Cruz and his allied political groups blitzed the airwaves with ads highlighting that vote and Allred’s other stances in favor of transgender rights. The ads, often featuring imagery of boys competing against girls in sports, reflected what Cruz’s team had found from focus groups and polling: Among the few million voters they’d identified who were truly on the fence, the transgender sports topic was most effective in driving support to Cruz, said Sam Cooper, a strategist for Cruz’s campaign.
“We felt like it was a double whammy for us, that it was an issue that, one, we had Allred dead to rights on, and two, it cut across all of our persuasion universes,” Cooper said. “It helped us with college-educated whites, which we needed, and also helped us with Hispanics,” for whom it was “the No. 1 persuadable issue.”

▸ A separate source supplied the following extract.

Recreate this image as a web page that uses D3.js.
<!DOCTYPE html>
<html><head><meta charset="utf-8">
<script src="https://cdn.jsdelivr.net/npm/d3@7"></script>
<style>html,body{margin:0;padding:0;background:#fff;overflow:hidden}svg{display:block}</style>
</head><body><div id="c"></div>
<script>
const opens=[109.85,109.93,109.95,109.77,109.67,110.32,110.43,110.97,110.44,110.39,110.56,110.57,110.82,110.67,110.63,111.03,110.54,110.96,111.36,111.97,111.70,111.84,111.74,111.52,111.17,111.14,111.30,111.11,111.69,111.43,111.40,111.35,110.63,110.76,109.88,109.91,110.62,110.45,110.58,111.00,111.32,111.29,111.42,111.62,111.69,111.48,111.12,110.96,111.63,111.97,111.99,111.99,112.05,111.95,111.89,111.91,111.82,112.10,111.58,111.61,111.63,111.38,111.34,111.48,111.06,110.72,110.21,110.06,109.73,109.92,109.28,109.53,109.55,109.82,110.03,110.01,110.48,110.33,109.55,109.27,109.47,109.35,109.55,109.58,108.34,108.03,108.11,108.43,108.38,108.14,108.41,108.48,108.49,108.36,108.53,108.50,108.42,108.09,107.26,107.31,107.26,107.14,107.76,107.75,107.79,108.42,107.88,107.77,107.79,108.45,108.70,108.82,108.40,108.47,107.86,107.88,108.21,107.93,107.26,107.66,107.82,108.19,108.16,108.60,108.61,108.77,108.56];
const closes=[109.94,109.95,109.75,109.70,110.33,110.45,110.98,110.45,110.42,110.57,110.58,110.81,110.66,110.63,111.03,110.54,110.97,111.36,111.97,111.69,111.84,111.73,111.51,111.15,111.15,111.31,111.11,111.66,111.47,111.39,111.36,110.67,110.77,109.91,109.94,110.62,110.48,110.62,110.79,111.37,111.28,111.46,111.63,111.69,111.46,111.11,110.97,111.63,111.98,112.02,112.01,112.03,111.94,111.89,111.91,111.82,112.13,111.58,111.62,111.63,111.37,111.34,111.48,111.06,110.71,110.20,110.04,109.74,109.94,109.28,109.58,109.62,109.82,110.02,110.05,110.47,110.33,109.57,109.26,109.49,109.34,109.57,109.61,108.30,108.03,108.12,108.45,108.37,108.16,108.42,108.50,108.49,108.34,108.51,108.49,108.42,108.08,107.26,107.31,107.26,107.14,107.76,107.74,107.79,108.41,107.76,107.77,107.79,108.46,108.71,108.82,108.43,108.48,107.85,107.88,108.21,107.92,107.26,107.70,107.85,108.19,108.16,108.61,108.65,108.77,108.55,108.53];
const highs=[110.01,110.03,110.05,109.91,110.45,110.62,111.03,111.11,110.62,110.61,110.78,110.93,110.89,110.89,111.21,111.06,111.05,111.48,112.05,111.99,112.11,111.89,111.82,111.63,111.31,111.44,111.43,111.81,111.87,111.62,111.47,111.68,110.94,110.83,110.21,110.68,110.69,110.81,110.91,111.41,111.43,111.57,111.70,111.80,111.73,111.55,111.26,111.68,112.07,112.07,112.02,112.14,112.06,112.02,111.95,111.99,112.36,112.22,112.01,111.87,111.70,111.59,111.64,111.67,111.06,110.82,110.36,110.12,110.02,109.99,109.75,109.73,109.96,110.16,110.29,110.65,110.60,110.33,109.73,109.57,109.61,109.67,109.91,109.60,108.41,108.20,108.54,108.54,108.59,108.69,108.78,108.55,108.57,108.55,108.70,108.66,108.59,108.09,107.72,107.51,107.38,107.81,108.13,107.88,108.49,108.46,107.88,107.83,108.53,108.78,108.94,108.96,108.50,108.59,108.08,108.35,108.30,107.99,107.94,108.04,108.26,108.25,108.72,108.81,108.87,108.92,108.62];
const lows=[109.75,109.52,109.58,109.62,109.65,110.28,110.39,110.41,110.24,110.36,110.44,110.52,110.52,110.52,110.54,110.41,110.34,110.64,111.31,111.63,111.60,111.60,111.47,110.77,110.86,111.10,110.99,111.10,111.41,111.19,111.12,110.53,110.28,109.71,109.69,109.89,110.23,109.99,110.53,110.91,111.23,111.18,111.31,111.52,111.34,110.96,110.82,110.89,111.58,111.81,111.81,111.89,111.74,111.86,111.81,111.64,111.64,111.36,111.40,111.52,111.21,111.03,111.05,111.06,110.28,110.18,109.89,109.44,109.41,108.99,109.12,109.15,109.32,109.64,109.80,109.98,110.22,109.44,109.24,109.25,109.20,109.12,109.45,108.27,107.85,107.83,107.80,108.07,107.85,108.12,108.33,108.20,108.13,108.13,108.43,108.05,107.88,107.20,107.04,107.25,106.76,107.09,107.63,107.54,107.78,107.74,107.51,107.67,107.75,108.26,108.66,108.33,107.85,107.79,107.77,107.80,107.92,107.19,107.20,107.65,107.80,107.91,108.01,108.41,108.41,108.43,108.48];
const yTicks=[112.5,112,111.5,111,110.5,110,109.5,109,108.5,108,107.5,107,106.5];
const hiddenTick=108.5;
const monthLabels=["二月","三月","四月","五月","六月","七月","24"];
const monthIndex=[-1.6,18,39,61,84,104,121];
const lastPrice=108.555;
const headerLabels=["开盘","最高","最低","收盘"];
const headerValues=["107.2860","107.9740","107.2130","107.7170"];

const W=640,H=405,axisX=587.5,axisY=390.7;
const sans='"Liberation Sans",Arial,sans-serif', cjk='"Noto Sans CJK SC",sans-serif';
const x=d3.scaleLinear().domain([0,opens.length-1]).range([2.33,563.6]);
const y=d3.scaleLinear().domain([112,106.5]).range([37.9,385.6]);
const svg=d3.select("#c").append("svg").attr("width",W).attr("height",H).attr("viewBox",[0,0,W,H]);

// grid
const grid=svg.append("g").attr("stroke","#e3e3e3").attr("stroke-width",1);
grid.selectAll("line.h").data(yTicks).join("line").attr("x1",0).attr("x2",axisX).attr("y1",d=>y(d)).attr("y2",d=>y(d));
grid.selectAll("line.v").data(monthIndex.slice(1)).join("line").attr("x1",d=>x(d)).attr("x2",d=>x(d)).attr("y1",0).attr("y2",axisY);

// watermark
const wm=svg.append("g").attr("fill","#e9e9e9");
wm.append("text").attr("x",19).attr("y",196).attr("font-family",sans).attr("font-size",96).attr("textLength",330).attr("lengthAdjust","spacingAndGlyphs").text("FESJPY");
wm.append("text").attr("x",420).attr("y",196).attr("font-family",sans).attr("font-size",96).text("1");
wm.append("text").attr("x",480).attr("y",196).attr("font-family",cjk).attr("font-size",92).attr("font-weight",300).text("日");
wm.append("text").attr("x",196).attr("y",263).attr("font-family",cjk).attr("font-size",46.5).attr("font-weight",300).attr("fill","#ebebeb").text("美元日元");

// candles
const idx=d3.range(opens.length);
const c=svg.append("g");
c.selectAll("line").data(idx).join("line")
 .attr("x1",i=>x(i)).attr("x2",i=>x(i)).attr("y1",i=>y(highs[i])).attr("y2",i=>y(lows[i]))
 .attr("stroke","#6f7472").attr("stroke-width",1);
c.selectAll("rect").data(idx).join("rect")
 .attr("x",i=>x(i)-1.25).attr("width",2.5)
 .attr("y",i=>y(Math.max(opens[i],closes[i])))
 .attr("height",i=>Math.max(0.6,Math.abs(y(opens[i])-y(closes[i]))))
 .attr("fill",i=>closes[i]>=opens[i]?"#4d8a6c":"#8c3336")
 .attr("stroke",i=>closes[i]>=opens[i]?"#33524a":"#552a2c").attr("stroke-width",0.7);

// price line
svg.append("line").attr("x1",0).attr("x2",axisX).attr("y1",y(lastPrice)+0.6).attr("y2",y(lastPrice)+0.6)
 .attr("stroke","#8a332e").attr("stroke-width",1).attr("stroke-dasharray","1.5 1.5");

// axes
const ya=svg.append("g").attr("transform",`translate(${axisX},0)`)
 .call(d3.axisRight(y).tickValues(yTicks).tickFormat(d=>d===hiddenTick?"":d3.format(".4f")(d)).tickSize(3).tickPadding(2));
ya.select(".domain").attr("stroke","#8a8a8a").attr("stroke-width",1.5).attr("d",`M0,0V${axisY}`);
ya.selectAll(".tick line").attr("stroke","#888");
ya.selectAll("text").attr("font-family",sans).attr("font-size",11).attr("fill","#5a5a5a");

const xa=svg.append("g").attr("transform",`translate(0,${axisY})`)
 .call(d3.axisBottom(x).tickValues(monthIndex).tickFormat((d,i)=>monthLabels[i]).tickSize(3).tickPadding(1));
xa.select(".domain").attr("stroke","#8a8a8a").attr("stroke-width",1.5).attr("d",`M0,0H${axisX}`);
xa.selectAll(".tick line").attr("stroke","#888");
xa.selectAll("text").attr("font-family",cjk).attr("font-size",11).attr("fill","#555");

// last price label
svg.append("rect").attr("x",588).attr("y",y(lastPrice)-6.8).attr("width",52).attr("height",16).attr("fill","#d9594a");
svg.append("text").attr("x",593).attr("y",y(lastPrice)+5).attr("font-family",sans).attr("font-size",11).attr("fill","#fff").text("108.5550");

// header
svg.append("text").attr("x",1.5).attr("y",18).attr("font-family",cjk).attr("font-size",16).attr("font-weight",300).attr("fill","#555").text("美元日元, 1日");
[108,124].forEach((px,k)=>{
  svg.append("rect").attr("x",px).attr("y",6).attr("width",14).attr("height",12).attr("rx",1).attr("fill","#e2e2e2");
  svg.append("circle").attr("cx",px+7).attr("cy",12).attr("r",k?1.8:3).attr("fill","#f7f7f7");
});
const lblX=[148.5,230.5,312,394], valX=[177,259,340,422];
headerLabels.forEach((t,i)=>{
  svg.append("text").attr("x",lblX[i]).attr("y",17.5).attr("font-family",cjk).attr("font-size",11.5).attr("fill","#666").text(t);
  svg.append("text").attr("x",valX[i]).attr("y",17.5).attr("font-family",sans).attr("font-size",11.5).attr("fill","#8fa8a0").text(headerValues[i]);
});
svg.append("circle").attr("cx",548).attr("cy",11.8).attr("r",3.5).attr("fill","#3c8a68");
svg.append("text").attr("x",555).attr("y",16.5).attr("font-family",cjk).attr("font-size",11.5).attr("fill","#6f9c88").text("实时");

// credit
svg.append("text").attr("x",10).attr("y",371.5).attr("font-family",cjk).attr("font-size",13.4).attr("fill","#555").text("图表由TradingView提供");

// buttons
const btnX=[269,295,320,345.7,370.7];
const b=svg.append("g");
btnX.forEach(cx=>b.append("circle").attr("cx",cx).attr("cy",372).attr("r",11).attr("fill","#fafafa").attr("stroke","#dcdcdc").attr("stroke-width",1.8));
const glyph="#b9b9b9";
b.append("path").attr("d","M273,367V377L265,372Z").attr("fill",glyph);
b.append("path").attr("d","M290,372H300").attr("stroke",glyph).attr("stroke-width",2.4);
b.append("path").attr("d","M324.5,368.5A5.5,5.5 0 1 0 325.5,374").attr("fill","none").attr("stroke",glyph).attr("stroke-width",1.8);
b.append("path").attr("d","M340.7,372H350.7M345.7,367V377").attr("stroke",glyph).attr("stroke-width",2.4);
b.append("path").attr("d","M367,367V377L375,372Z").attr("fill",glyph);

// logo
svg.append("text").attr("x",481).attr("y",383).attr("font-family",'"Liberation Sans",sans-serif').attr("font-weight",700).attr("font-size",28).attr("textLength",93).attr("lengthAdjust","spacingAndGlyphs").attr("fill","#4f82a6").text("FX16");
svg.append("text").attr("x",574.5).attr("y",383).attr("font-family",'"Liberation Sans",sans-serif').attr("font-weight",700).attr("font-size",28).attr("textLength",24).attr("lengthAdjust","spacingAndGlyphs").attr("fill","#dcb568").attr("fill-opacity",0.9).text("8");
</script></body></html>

In the end, Cruz walloped Allred by nearly 9 percentage points, winning a majority of the statewide Latino vote and proving the polls dead wrong. Though the anti-trans ads may have contributed, Cruz also received a healthy boost from GOP nominee Donald Trump — who carried Texas by a whopping 14 points — and from voters’ sour outlook on the economy and immigration under Democratic management. About half of Texas voters cited one of those as the most important issue driving their vote, a bloc among which Cruz won more than 85%, according to exit polls.
Fresh off a 2018 reelection where he narrowly avoided becoming the first Texas Republican to lose statewide in decades, Cruz is emerging from last week’s win with his biggest jolt of political momentum in years, primed for an even bigger role on the national stage that could allow him to lay the groundwork for a future presidential run. He’s in line to head the Senate Commerce, Science and Transportation Committee under Trump's presidency. And he will retain a big megaphone with his nationally syndicated podcast and as a fixture in the conservative TV and talk radio ecosystem.